Filmes latinos comandam 9º dia da Mostra Internacional de Cinema

Longas argentinos e brasileiros são destaques da Mostra em São Paulo

Fonte: Márcio Sallem - Correspondente especial JP

Este nono dia seria o mais latino americano da 43ª Mostra Internacional de Cinema, se não fosse o norte-americano “Saint Frances”. É a narrativa típica do cinema independente do país, em que uma mulher, no auge de seus 34 anos de idade, ainda não encontrou o emprego dos sonhos ou o companheiro para ter filhos, como a sociedade espera que ela faça. Em vez disto, tratou de viver a vida conforme suas próprias regras e colher os frutos, doces ou amargos, que plantou. Sua vida, porém, começa a mudar quando é contratada como babá da primogênita de um casal homoafetivo ao mesmo tempo em que aborta do filho não planejado que trazia no ventre.

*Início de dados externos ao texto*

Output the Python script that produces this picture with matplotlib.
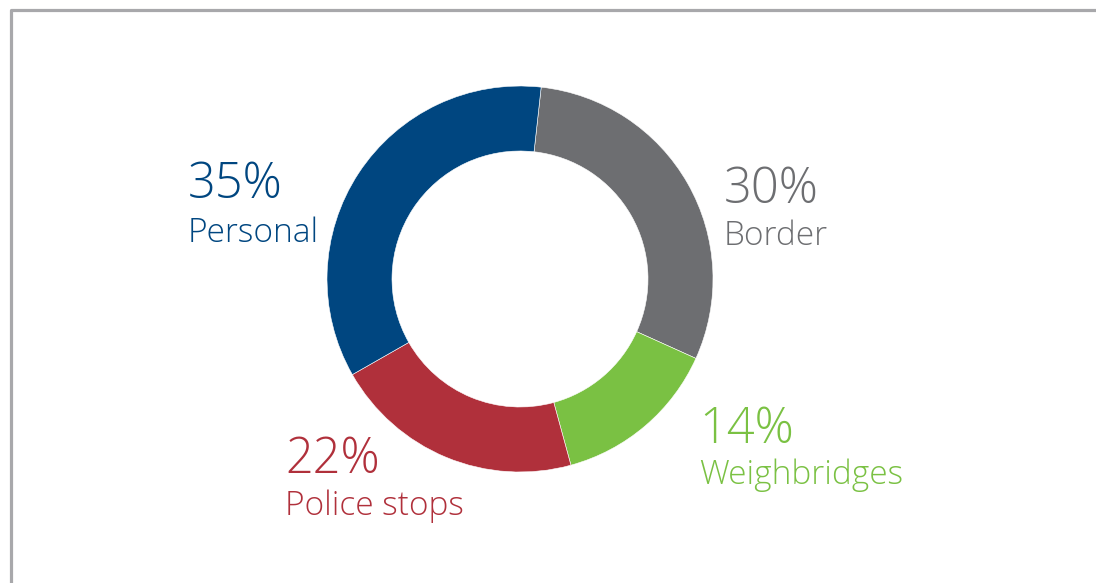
import matplotlib.pyplot as plt

# data (clockwise from top)
labels = ['Border', 'Weighbridges', 'Police stops', 'Personal']
pct_text = ['30%', '14%', '22%', '35%']
# slice sizes as drawn in the picture (measured from the arc angles)
shares = [30, 14, 21, 35]
colours = ['#6D6E71', '#7AC143', '#B0303B', '#004680']

# label anchor (pixel coords, top-down) for each segment
label_x = [724, 699, 285, 188]
pct_base = [203, 443, 473, 198]
name_base = [245, 484, 515, 242]

W, H = 1096, 583
fig = plt.figure(figsize=(W / 100, H / 100), dpi=100)
ax = fig.add_axes([0, 0, 1, 1])

# grey frame (left + top, runs off the page)
ax.plot([11, 11, W + 5], [-5, H - 9.5, H - 9.5], color='#A8A8AB',
        linewidth=2.3, solid_capstyle='butt')

cx, cy, r_out, r_in = 520, H - 279, 193, 128
ax.pie(shares, colors=colours, startangle=83.7, counterclock=False,
       center=(cx, cy), radius=r_out, frame=True,
       wedgeprops=dict(width=r_out - r_in, linewidth=0.4, edgecolor='white'))
ax.set_xlim(0, W)
ax.set_ylim(0, H)
ax.set_aspect('equal')
ax.axis('off')

for i in range(len(labels)):
    ax.text(label_x[i], H - pct_base[i], pct_text[i], color=colours[i],
            fontsize=35, family='Open Sans', fontweight='light',
            ha='left', va='baseline')
    ax.text(label_x[i], H - name_base[i], labels[i], color=colours[i],
            fontsize=24, family='Open Sans', fontweight='light',
            ha='left', va='baseline')

fig.savefig('out.png', dpi=100, facecolor='white')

É o tipo de narrativa não condescendente com suas personagens, mas que também não pede desculpa pelas conquistas do feminismo nem permissão pelas que estão batalhando no instante, dentre elas, que as mulheres estejam, como uma irmandade, na mesma página. E isto é feito à medida que a protagonista, Bridget, começa a aceitar o fato de que não deve satisfação à sociedade por não haver alcançado o que é exigido das mulheres nesta mesma idade e, mais importante, entende a importância de manifestar seus sentimentos. É um filme simples, porém que conta com atuações de destaque e, mais importante, ideias no lugar certo.

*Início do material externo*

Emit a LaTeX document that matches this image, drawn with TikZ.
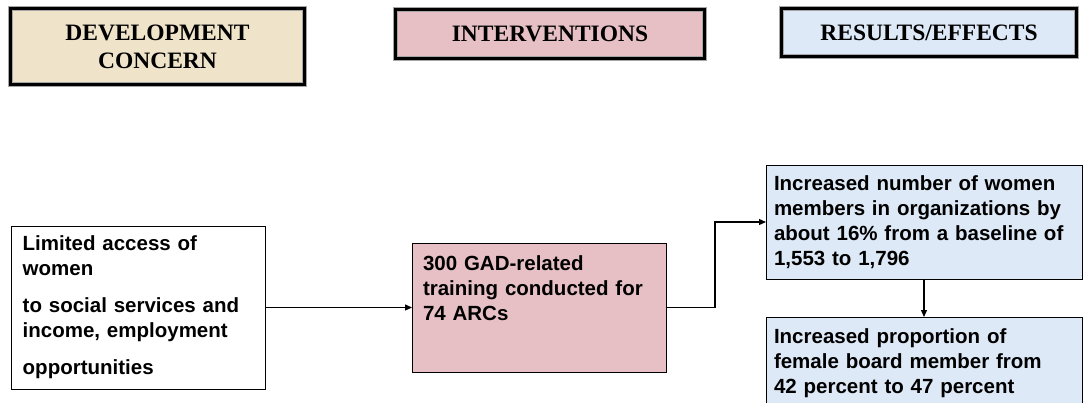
\documentclass[tikz,border=0pt]{standalone}
\usepackage{fontspec}
\usetikzlibrary{arrows.meta}
\newfontfamily\titlefont{Liberation Serif}
\newfontfamily\bodyfont{Liberation Sans}
\definecolor{devbeige}{RGB}{239,227,201}
\definecolor{intpink}{RGB}{230,192,196}
\definecolor{resblue}{RGB}{221,233,246}
\tikzset{
  headbox/.style={draw=gray!70, double=black, double distance=3.5pt, line width=0.9pt, anchor=north west, outer sep=0pt, align=center, font=\titlefont\bfseries\fontsize{23.5}{28}\selectfont},
  bodybox/.style={draw=black, line width=1pt, anchor=north west, outer sep=0pt, align=left, inner xsep=11pt, font=\bodyfont\bfseries\fontsize{20.5}{25}\selectfont},
  link/.style={line width=1.2pt, -{Triangle[length=7pt,width=6pt]}}
}
\begin{document}
\begin{tikzpicture}[x=1pt, y=-1pt]
        \useasboundingbox (0,0) rectangle (1083,402);
        \node[headbox, fill=devbeige, minimum width=294pt, minimum height=76pt] (concern) at (10.5,8.5) {DEVELOPMENT\\CONCERN};
        \node[headbox, fill=intpink, minimum width=309pt, minimum height=49pt] (interv) at (395.5,9.5) {INTERVENTIONS};
        \node[headbox, fill=resblue, minimum width=295pt, minimum height=48pt] (results) at (781.5,8.5) {RESULTS/EFFECTS};
        \node[bodybox, minimum width=254pt, minimum height=163pt, text width=232pt] (access) at (11.7,226) {Limited access of\\women\\[12pt]to social services and\\income, employment\\[12pt]opportunities};
        \node[bodybox, fill=intpink, minimum width=254pt, minimum height=129pt, text width=232pt, inner ysep=12pt, text depth=89pt] (training) at (412,243) {300 GAD-related\\training conducted for\\74 ARCs};
        \node[bodybox, fill=resblue, minimum width=316pt, minimum height=114pt, text width=300pt, inner xsep=8pt] (members) at (766,165) {Increased number of women\\members in organizations by\\about 16\% from a baseline of\\1,553 to 1,796};
        \node[bodybox, fill=resblue, minimum width=316pt, minimum height=92pt, text width=300pt, inner xsep=8pt] (board) at (766,317) {Increased proportion of\\female board member from\\42 percent to 47 percent};
        \draw[link] (access) -- (training);
        \draw[link] (training.east) -- ++(49,0) |- (members.west);
        \draw[link] (members) -- (board);
      \end{tikzpicture}
\end{document}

Afora este, Brasil e Argentina brilharam no nono dia. Do país dos ‘hermanos’, a comédia “A Odisseia dos Tontos”, que é o candidato do país ao Oscar do próximo ano e que evidencia a penúria por que passa o cinema argentino contemporâneo com a redução dos repasses do INCAA (que é a Ancine de lá). Tendo no elenco Ricardo Darín, a comédia trata de, vejam só, a crise econômica nos anos 2000. Um grupo precisa bolar um assalto para reaver o dinheiro que era seu originalmente, antes de o banco congelar as retiradas – em um movimento parecido com o que ocorreu quando Fernando Collor era presidente. Como os eventos se desenrolam é o charme de uma narrativa camarada, mas que, em um bom ano do cinema argentino, jamais seria a escolhida para disputar o Oscar.

No Brasil, Sandra Kogut apresentou o seu “Três Verões”, comédia que, como o próprio nome sugere, acompanha as desventuras de Madá, personagem de Regina Casé, a governanta da casa de condomínio de um rico empresário que vê sua vida virar do avesso quando este é preso pela Polícia Federal. Debatendo o Brasil de hoje pelos olhos daqueles que servem a classe média-alta, a narrativa tem ideias que não são bem desenvolvidas, creio que seja porque a diretora esteja muito apaixonada com a improvisação bem-humorada de Regina Casé – em um papel bastante semelhante com aquele de “Que Horas Ela Volta?”. A sensação é a de que a narrativa está a serviço da atriz, não o contrário, que seria o correto, preferindo o humor fácil – e os risos têm uma frequência boa – em detrimento da crítica social que parecia construir e que é arruinada na cena final.

Também do Brasil, o documentário vencedor do prêmio da categoria no Festival de Veneza, “Babenco – Alguém tem que Ouvir o Coração e Dizer: Parou”, em que Bárbara Paz, sua ex-companheira, debate seus últimos dias de vida a luz de sua vida e arte retratada na curadoria de seus filmes (como “O Beijo da Mulher Aranha” e “Pixote, A Lei do Mais Fraco”). Com um preto e branco que enverniza a memória do diretor argentino radicado brasileiro, Bárbara também é afetuosa em como trata a memória de Babenco e procura trilhar um caminho mais poético do que racional. É bonito, merecedor do prêmio recebido e revelador, até mesmo para quem não gostava da obra do diretor.